Opinión

Sesión de tarde

El pueblo en cuestión es de esos que sujetan de milagro y con desesperación lo de “pueblo con encanto” para atraer cada fin de semana a los de la ciudad cercana. Por unas horas, el urbanita se encuentra en una especie de parque temático de la vida campesina. A algunos padres se les ve dando nociones a los hijos pequeños sobre los oficios del campo. Con suerte el pequeñajo no se enterará de nada porque con la explicación del padre (motivada por su escaso conocimiento) poco rendimiento le iba sacar.

Los visitantes, solo por esas horas, adoptan una reciedumbre que les empuja a subir las empinadas cuestas sin rechistar -aunque van echando el bofe- o a trasegar un vino con la excusa de que es “de la tierra” y que rasca bien en la garganta. Si ese vino se lo sirvieran en su zona de influencia habitual no mostrarían esa sonrisa forzada de “buff, lo que me he metido para dentro”. 

Más tarde a esos mismos que ve uno caminar por las calles se les ve derrumbados en las sillas de las terrazas, figones o tabernas con la satisfacción del esfuerzo realizado.

El que escribe también se acomodó en algún lugar de la Plaza Mayor después de comer. Como buena plaza que se precie ha tenido usos y ritos de vida y muerte desde antiguo: mercadillos, feria de animales, representación de oficios de Semana Santa, algún ajusticiado, plaza de toros… Alrededor las familias más o menos completas, parejas, gente venida de cerca y otros, que se notaba que venían de lejos, por la cantidad de fotos que tiraban y así guardar recuerdos. Ali sentados en un “dolce far niente” había conversaciones distendidas, niños con máquinas de videojuegos, alguna risotada…

Solo se movían las sillas de los que buscaban el sol o de los que se escondían de él y los apresurados camareros que intentaban dar abasto sacando cafés y licores locales.

Daban las cinco de la tarde en el campanario de la Iglesia cuando entró el primero en la plaza. Me refiero al primer borriquillo junto a un señor con gorra. Después, atados con cuerda llegaron otros cuatro jumentos. Se colocaron en el medio de la plaza y de repente empezaron a aparecer niños y sus padres.
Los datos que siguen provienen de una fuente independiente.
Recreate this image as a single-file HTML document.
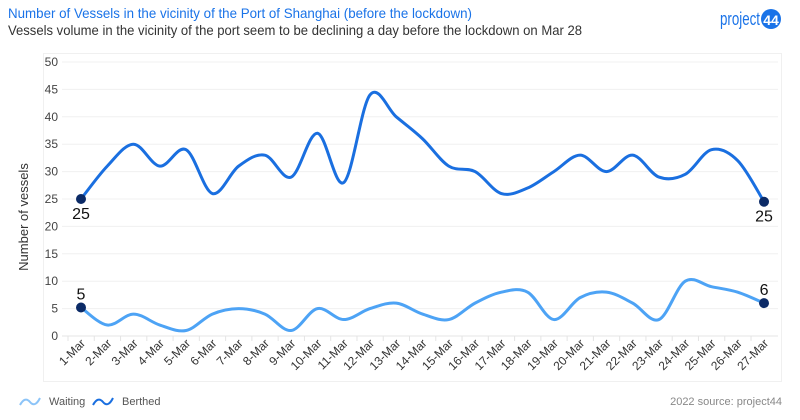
<!DOCTYPE html>
<html><head><meta charset="utf-8"><style>
body{margin:0;background:#fff;width:800px;height:415px;overflow:hidden;font-family:"Liberation Sans",sans-serif}
</style></head><body>
<svg id="s" width="800" height="415" xmlns="http://www.w3.org/2000/svg" font-family="Liberation Sans, sans-serif">
<text x="8" y="18" font-size="14" fill="#1a73e8" textLength="464" lengthAdjust="spacingAndGlyphs">Number of Vessels in the vicinity of the Port of Shanghai (before the lockdown)</text>
<text x="8" y="35" font-size="14" fill="#333" textLength="574" lengthAdjust="spacingAndGlyphs">Vessels volume in the vicinity of the port seem to be declining a day before the lockdown on Mar 28</text>
<text x="720" y="25" font-size="18" fill="#1a73e8" textLength="40" lengthAdjust="spacingAndGlyphs">project</text>
<circle cx="771" cy="19" r="10" fill="#1a73e8"/>
<text x="771" y="25" font-size="14" font-weight="bold" fill="#fff" text-anchor="middle">44</text>
<rect x="43.5" y="53.5" width="738" height="328" fill="none" stroke="#f0f0f0"/>
<g id="grid"></g>
<text transform="translate(28,217) rotate(-90)" font-size="13" fill="#333" text-anchor="middle">Number of vessels</text>
<path id="b" fill="none" stroke="#1a6fe0" stroke-width="3"/>
<path id="w" fill="none" stroke="#4da3f5" stroke-width="3"/>
<g id="pts"></g>
<path d="M20 405 q5 -9 10 -3 t10 -4" fill="none" stroke="#8cc4f8" stroke-width="2"/>
<text x="49" y="405" font-size="11" fill="#555">Waiting</text>
<path d="M93 405 q5 -9 10 -3 t10 -4" fill="none" stroke="#1a6fe0" stroke-width="2"/>
<text x="122" y="405" font-size="11" fill="#555">Berthed</text>
<text x="782" y="405" font-size="11" fill="#888" text-anchor="end">2022 source: project44</text>
</svg>
<script>
var B=[25,31,35,31,34,26,31,33,29,37,28,44,40,36,31,30,26,27,30,33,30,33,29,29.5,34,32,24.5];
var W=[5.2,2,4,2,1,4,5,4,1,5,3,5,6,4,3,6,8,8,3,7,8,6,3,10,9,8,6];
function X(i){return 81+i*26.27}function Y(v){return 336-v*5.48}
var g=document.getElementById('grid'),h='';
for(var v=0;v<=50;v+=5){var y=Y(v);h+='<line x1="62" x2="778" y1="'+y+'" y2="'+y+'" stroke="'+(v?'#f0f0f0':'#e4e4e4')+'"/><text x="58" y="'+(y+4)+'" font-size="12" fill="#444" text-anchor="end">'+v+'</text>';}
for(var i=0;i<27;i++){var x=X(i);h+='<line x1="'+(x-13)+'" x2="'+(x-13)+'" y1="336" y2="341" stroke="#e4e4e4"/><text transform="translate('+(x+5)+',344) rotate(-45)" font-size="12" fill="#333" text-anchor="end">'+(i+1)+'-Mar</text>';}
g.innerHTML=h;
function path(a){var p=a.map(function(v,i){return[X(i),Y(v)]});var d='M'+p[0][0]+' '+p[0][1];
for(var i=0;i<p.length-1;i++){var p0=p[i-1]||p[i],p1=p[i],p2=p[i+1],p3=p[i+2]||p2,t=6;
d+=' C'+(p1[0]+(p2[0]-p0[0])/t)+' '+(p1[1]+(p2[1]-p0[1])/t)+' '+(p2[0]-(p3[0]-p1[0])/t)+' '+(p2[1]-(p3[1]-p1[1])/t)+' '+p2[0]+' '+p2[1];}return d;}
document.getElementById('b').setAttribute('d',path(B));
document.getElementById('w').setAttribute('d',path(W));
var q='';[[0,B[0],'25',1],[26,B[26],'25',1],[0,W[0],'5',-1],[26,W[26],'6',-1]].forEach(function(a){var x=X(a[0]),y=Y(a[1]);
q+='<circle cx="'+x+'" cy="'+y+'" r="5" fill="#0b2a66"/><text x="'+x+'" y="'+(a[3]>0?y+20:y-8)+'" font-size="16" fill="#111" text-anchor="middle">'+a[2]+'</text>';});
document.getElementById('pts').innerHTML=q;
</script>
</body></html>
Pero muchos. No podía uno pensar dónde estaban o de dónde habían salido. El caso es que a los pocos minutos había una fila larga como para que el de la gorra y sus animales tuvieran por delante un buen rato de trabajo. Se organizó un pequeño revuelo en ese momento de la media tarde.
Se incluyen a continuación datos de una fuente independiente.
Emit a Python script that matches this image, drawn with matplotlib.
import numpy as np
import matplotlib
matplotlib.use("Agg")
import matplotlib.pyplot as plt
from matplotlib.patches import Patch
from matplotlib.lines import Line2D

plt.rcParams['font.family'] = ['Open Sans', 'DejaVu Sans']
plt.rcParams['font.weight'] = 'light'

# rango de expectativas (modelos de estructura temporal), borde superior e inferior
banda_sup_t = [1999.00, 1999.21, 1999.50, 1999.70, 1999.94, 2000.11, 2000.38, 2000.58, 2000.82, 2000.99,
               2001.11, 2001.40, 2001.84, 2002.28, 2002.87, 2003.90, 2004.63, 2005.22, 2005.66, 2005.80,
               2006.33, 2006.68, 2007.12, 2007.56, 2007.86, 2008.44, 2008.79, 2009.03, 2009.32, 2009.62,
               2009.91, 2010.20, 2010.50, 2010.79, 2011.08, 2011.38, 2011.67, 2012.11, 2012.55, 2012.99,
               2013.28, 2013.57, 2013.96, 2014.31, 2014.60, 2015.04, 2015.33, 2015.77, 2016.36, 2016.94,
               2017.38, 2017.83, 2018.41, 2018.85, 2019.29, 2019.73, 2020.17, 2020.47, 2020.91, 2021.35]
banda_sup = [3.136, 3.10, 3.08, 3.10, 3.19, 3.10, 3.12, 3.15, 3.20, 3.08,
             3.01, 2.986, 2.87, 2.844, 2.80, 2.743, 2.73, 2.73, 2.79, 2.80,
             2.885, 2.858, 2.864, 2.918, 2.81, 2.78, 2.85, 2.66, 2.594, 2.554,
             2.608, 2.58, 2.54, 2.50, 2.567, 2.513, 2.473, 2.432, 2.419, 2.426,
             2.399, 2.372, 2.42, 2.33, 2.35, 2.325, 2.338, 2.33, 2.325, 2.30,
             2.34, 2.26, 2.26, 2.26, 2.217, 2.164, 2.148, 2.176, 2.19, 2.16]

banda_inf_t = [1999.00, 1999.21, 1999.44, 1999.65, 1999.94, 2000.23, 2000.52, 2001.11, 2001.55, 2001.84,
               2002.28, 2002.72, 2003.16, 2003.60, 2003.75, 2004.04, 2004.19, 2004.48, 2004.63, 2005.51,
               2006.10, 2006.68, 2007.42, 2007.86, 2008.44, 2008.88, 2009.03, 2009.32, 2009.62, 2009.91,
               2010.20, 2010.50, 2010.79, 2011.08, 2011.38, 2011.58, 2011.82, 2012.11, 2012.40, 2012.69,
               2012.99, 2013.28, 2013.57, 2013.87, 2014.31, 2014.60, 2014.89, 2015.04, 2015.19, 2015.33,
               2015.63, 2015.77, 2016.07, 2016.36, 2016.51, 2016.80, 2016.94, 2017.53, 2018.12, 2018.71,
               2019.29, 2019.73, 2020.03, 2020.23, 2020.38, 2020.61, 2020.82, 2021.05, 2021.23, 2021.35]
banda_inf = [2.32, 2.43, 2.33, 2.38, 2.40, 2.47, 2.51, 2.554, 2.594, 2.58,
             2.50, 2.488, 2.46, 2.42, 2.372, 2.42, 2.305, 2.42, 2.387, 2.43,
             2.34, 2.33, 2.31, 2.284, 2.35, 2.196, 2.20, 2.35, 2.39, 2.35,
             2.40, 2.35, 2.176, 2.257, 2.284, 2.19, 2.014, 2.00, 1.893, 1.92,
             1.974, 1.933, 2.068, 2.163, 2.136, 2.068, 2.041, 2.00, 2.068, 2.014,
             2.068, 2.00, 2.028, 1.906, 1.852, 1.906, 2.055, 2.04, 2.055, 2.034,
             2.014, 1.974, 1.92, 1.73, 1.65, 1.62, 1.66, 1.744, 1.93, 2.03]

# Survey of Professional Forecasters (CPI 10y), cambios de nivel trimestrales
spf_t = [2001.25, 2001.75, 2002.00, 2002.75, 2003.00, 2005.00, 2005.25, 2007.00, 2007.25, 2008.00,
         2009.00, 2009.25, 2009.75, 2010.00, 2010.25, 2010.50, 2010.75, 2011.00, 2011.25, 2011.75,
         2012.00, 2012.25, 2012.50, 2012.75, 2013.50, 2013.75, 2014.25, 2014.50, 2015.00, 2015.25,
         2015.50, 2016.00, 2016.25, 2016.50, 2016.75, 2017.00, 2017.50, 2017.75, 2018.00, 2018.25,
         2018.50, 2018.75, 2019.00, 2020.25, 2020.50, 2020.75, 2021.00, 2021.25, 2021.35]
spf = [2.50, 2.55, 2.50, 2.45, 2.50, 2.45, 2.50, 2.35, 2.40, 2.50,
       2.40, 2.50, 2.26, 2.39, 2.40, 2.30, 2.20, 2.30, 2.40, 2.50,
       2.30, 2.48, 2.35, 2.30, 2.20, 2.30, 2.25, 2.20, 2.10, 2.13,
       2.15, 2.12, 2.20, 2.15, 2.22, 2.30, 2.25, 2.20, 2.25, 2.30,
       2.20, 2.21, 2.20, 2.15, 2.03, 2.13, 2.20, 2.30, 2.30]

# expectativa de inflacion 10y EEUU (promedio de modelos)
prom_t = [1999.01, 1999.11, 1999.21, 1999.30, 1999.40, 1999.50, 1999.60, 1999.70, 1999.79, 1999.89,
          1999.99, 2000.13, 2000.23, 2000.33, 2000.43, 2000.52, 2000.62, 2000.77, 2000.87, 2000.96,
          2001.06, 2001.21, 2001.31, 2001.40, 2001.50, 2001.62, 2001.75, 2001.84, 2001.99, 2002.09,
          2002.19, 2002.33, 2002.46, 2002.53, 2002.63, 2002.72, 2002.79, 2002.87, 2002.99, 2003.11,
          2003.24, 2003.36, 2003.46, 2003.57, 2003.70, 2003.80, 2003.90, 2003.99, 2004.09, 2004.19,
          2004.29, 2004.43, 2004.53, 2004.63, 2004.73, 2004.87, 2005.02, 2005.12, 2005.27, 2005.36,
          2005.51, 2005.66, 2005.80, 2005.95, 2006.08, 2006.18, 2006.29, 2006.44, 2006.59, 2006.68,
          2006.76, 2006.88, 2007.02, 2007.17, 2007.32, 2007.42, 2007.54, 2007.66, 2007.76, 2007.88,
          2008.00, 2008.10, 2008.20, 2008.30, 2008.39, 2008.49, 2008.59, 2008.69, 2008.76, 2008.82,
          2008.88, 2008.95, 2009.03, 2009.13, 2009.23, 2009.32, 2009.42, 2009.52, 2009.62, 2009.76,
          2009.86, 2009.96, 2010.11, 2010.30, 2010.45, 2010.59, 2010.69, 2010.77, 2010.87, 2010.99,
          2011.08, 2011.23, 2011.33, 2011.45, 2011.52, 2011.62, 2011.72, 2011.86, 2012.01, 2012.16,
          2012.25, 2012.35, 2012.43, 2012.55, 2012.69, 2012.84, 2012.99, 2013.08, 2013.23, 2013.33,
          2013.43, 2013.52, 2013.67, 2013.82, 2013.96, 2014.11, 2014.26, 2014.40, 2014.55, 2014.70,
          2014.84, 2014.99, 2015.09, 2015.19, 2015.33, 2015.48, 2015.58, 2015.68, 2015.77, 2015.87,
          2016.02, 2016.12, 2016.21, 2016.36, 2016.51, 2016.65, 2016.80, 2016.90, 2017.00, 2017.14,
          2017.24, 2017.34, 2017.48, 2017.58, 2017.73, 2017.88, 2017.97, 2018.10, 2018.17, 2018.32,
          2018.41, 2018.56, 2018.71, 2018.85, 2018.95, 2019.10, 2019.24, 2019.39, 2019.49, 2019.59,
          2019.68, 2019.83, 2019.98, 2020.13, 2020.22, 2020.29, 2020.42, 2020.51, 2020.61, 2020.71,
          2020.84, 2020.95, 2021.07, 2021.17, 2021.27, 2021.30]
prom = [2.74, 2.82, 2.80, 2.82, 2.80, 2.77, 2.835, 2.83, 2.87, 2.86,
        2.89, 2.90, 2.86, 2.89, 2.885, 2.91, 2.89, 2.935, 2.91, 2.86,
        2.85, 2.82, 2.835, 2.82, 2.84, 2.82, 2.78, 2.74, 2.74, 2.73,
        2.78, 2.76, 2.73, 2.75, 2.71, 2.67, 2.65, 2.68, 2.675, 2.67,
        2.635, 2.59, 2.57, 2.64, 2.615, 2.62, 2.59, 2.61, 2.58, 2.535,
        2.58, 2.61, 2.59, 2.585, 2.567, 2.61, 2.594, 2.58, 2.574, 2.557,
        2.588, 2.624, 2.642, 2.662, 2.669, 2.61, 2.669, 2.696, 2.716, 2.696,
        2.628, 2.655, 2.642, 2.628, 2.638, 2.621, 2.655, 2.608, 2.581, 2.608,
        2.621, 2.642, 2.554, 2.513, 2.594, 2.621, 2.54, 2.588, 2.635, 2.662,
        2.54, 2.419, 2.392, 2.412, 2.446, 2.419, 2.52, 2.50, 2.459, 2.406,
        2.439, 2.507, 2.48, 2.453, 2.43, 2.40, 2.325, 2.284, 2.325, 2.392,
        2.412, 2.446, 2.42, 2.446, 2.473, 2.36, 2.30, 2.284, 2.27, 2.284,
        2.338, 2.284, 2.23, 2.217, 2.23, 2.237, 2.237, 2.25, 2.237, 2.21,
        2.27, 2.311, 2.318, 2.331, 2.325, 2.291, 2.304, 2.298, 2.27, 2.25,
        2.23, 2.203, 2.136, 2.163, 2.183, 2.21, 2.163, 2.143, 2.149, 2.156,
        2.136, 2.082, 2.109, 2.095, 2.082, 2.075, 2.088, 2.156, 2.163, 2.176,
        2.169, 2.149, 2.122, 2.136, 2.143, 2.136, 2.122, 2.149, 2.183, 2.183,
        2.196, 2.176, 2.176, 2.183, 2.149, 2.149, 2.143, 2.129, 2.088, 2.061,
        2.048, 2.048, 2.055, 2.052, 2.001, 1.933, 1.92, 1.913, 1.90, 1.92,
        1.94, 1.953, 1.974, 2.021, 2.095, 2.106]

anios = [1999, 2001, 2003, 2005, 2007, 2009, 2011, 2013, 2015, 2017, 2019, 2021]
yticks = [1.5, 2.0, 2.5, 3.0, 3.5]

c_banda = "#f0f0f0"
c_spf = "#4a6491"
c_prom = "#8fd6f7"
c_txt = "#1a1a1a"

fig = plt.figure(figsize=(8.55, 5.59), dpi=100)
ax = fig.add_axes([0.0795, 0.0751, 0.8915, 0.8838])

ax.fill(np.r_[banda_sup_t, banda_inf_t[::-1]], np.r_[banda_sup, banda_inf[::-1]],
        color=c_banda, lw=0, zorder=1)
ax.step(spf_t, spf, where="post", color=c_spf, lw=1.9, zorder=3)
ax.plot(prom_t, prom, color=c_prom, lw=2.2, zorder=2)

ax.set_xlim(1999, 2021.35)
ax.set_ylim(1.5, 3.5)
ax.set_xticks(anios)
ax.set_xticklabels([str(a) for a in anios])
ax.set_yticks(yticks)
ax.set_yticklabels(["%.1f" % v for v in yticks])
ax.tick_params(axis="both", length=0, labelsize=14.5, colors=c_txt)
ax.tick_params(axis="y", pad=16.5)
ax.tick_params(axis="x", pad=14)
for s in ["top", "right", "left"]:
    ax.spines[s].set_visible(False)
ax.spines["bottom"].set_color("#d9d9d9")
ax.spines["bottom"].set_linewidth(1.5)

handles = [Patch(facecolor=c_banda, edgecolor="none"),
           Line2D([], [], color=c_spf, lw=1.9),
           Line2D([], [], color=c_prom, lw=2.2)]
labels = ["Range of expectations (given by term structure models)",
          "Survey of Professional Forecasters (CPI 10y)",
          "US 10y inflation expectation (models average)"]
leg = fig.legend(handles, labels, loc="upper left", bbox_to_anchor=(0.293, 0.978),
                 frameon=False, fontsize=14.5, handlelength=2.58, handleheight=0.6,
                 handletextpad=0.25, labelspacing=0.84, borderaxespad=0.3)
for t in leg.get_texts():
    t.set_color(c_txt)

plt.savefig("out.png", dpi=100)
Empezó el buen señor a montar chavalines de cinco en cinco –previo pago-  y los jumentos, que sabían su oficio, empezaron a dar vueltas a la plaza. Su paso cansino ayudó a devolver la tranquilidad a todo el ambiente. Acabados unos montaban los siguientes. Los padres, alrededor, hacían el reportaje que seguramente mandarían al grupo de wassap de “familia”.

Me sorprendió que estos muchachos -tan tecnológicos que son todos- acudieran con tanta confianza a ver y montar en los animales. Allí no había 5G, ni tecnología enchufable, ni mandos para manejarlos a distancia como si fueran drones. 
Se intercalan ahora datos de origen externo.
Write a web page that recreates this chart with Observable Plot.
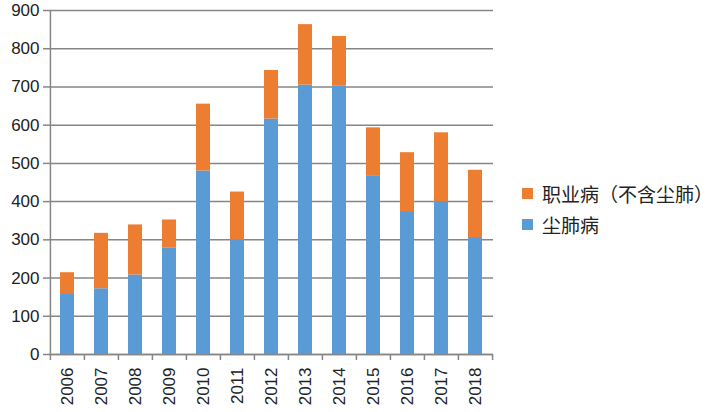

Los pollinos, por supuesto, hacían trabajo presencial nada de teletrabajo. Se dejaban acariciar, los críos les intentaban dar de comer, el de la gorra  miraba toda la escena con una sonrisa algo irónica. 

Debe ser que la vida vuelve, una vida que está más allá de los algoritmos y del big data. Y que la gente busca aunque sea por un rato.

Con el último trago de anís lo vi claro: no todo está perdido. Hay esperanza.